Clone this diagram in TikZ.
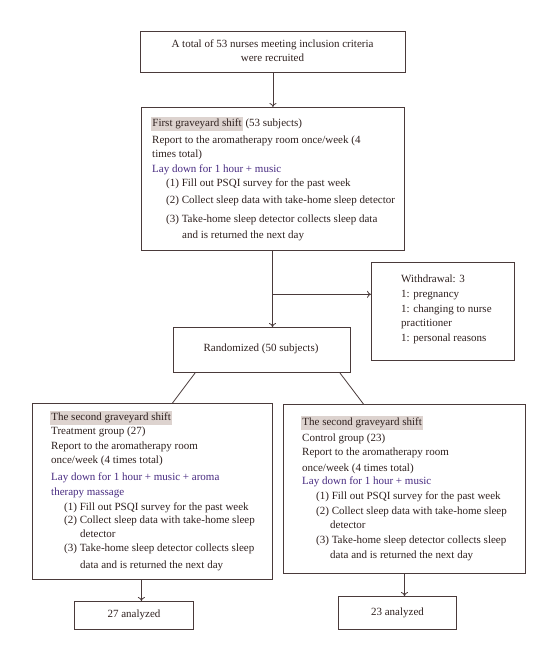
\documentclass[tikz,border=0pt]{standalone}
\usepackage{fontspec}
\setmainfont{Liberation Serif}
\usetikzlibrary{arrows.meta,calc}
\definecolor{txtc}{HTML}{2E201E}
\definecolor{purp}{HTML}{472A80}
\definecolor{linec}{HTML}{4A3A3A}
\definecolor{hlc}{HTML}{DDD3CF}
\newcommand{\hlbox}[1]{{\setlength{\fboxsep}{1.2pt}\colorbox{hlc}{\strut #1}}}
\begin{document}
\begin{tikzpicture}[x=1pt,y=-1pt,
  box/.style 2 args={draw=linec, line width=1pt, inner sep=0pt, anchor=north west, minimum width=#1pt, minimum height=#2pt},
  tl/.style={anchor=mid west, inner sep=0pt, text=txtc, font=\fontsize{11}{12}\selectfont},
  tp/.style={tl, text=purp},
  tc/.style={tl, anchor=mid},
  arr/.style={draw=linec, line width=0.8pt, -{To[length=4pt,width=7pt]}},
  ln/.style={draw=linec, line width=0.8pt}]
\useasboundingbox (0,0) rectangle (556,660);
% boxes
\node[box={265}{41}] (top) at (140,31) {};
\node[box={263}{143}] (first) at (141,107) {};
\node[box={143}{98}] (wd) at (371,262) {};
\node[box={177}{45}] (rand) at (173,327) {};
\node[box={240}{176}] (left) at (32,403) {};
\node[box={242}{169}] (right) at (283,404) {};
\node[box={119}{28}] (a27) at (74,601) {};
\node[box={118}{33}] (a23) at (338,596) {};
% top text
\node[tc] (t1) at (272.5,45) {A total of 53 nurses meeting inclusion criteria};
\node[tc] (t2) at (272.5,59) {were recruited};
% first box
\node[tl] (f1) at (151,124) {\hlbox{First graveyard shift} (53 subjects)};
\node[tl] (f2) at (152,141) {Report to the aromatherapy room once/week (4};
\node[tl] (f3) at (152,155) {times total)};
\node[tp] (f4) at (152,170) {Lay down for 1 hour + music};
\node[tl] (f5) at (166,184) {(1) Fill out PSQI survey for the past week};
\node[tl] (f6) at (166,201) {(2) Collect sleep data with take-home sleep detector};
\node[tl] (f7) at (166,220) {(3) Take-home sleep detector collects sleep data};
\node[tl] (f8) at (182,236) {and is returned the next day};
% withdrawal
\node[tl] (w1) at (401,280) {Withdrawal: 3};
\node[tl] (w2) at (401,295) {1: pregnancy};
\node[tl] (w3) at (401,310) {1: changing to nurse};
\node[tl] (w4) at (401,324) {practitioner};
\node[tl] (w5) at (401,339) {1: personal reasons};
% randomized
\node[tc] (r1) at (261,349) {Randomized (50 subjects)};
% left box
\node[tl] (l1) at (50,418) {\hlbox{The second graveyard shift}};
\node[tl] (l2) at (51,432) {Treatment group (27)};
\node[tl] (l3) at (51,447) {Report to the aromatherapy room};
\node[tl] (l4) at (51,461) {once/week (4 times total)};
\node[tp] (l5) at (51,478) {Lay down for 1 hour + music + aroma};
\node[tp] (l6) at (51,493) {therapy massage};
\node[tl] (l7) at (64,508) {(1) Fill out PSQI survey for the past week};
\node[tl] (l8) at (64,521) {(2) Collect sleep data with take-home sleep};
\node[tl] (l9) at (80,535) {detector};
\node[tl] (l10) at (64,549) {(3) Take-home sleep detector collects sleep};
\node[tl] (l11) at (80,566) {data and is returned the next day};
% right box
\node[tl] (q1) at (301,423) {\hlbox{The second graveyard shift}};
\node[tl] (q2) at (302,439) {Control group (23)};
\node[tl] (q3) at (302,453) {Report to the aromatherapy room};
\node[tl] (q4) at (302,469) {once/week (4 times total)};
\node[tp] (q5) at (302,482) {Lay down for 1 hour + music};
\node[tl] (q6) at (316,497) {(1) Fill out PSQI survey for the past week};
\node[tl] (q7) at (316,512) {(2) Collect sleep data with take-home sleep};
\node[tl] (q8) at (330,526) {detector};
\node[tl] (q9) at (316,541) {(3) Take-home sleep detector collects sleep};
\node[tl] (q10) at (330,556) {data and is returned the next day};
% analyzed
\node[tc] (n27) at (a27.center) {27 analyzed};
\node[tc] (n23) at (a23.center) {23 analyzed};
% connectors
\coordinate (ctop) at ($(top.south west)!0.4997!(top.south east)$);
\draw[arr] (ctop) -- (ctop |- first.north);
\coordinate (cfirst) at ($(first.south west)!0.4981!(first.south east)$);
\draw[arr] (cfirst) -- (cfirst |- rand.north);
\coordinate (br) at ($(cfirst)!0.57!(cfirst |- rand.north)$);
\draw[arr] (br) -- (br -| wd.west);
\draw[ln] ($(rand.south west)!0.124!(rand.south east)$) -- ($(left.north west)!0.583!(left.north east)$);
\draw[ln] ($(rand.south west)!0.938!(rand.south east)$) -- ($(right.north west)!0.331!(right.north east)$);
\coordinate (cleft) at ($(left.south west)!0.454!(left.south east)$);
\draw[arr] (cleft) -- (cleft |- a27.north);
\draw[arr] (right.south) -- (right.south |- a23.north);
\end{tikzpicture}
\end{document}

Exercise goal: Repeat the material above word for word and skip every image in it.

Complete output:
Clone this diagram in TikZ.
\documentclass[tikz,border=0pt]{standalone}
\usepackage{fontspec}
\setmainfont{Liberation Serif}
\usetikzlibrary{arrows.meta,calc}
\definecolor{txtc}{HTML}{2E201E}
\definecolor{purp}{HTML}{472A80}
\definecolor{linec}{HTML}{4A3A3A}
\definecolor{hlc}{HTML}{DDD3CF}
\newcommand{\hlbox}[1]{{\setlength{\fboxsep}{1.2pt}\colorbox{hlc}{\strut #1}}}
\begin{document}
\begin{tikzpicture}[x=1pt,y=-1pt,
  box/.style 2 args={draw=linec, line width=1pt, inner sep=0pt, anchor=north west, minimum width=#1pt, minimum height=#2pt},
  tl/.style={anchor=mid west, inner sep=0pt, text=txtc, font=\fontsize{11}{12}\selectfont},
  tp/.style={tl, text=purp},
  tc/.style={tl, anchor=mid},
  arr/.style={draw=linec, line width=0.8pt, -{To[length=4pt,width=7pt]}},
  ln/.style={draw=linec, line width=0.8pt}]
\useasboundingbox (0,0) rectangle (556,660);
% boxes
\node[box={265}{41}] (top) at (140,31) {};
\node[box={263}{143}] (first) at (141,107) {};
\node[box={143}{98}] (wd) at (371,262) {};
\node[box={177}{45}] (rand) at (173,327) {};
\node[box={240}{176}] (left) at (32,403) {};
\node[box={242}{169}] (right) at (283,404) {};
\node[box={119}{28}] (a27) at (74,601) {};
\node[box={118}{33}] (a23) at (338,596) {};
% top text
\node[tc] (t1) at (272.5,45) {A total of 53 nurses meeting inclusion criteria};
\node[tc] (t2) at (272.5,59) {were recruited};
% first box
\node[tl] (f1) at (151,124) {\hlbox{First graveyard shift} (53 subjects)};
\node[tl] (f2) at (152,141) {Report to the aromatherapy room once/week (4};
\node[tl] (f3) at (152,155) {times total)};
\node[tp] (f4) at (152,170) {Lay down for 1 hour + music};
\node[tl] (f5) at (166,184) {(1) Fill out PSQI survey for the past week};
\node[tl] (f6) at (166,201) {(2) Collect sleep data with take-home sleep detector};
\node[tl] (f7) at (166,220) {(3) Take-home sleep detector collects sleep data};
\node[tl] (f8) at (182,236) {and is returned the next day};
% withdrawal
\node[tl] (w1) at (401,280) {Withdrawal: 3};
\node[tl] (w2) at (401,295) {1: pregnancy};
\node[tl] (w3) at (401,310) {1: changing to nurse};
\node[tl] (w4) at (401,324) {practitioner};
\node[tl] (w5) at (401,339) {1: personal reasons};
% randomized
\node[tc] (r1) at (261,349) {Randomized (50 subjects)};
% left box
\node[tl] (l1) at (50,418) {\hlbox{The second graveyard shift}};
\node[tl] (l2) at (51,432) {Treatment group (27)};
\node[tl] (l3) at (51,447) {Report to the aromatherapy room};
\node[tl] (l4) at (51,461) {once/week (4 times total)};
\node[tp] (l5) at (51,478) {Lay down for 1 hour + music + aroma};
\node[tp] (l6) at (51,493) {therapy massage};
\node[tl] (l7) at (64,508) {(1) Fill out PSQI survey for the past week};
\node[tl] (l8) at (64,521) {(2) Collect sleep data with take-home sleep};
\node[tl] (l9) at (80,535) {detector};
\node[tl] (l10) at (64,549) {(3) Take-home sleep detector collects sleep};
\node[tl] (l11) at (80,566) {data and is returned the next day};
% right box
\node[tl] (q1) at (301,423) {\hlbox{The second graveyard shift}};
\node[tl] (q2) at (302,439) {Control group (23)};
\node[tl] (q3) at (302,453) {Report to the aromatherapy room};
\node[tl] (q4) at (302,469) {once/week (4 times total)};
\node[tp] (q5) at (302,482) {Lay down for 1 hour + music};
\node[tl] (q6) at (316,497) {(1) Fill out PSQI survey for the past week};
\node[tl] (q7) at (316,512) {(2) Collect sleep data with take-home sleep};
\node[tl] (q8) at (330,526) {detector};
\node[tl] (q9) at (316,541) {(3) Take-home sleep detector collects sleep};
\node[tl] (q10) at (330,556) {data and is returned the next day};
% analyzed
\node[tc] (n27) at (a27.center) {27 analyzed};
\node[tc] (n23) at (a23.center) {23 analyzed};
% connectors
\coordinate (ctop) at ($(top.south west)!0.4997!(top.south east)$);
\draw[arr] (ctop) -- (ctop |- first.north);
\coordinate (cfirst) at ($(first.south west)!0.4981!(first.south east)$);
\draw[arr] (cfirst) -- (cfirst |- rand.north);
\coordinate (br) at ($(cfirst)!0.57!(cfirst |- rand.north)$);
\draw[arr] (br) -- (br -| wd.west);
\draw[ln] ($(rand.south west)!0.124!(rand.south east)$) -- ($(left.north west)!0.583!(left.north east)$);
\draw[ln] ($(rand.south west)!0.938!(rand.south east)$) -- ($(right.north west)!0.331!(right.north east)$);
\coordinate (cleft) at ($(left.south west)!0.454!(left.south east)$);
\draw[arr] (cleft) -- (cleft |- a27.north);
\draw[arr] (right.south) -- (right.south |- a23.north);
\end{tikzpicture}
\end{document}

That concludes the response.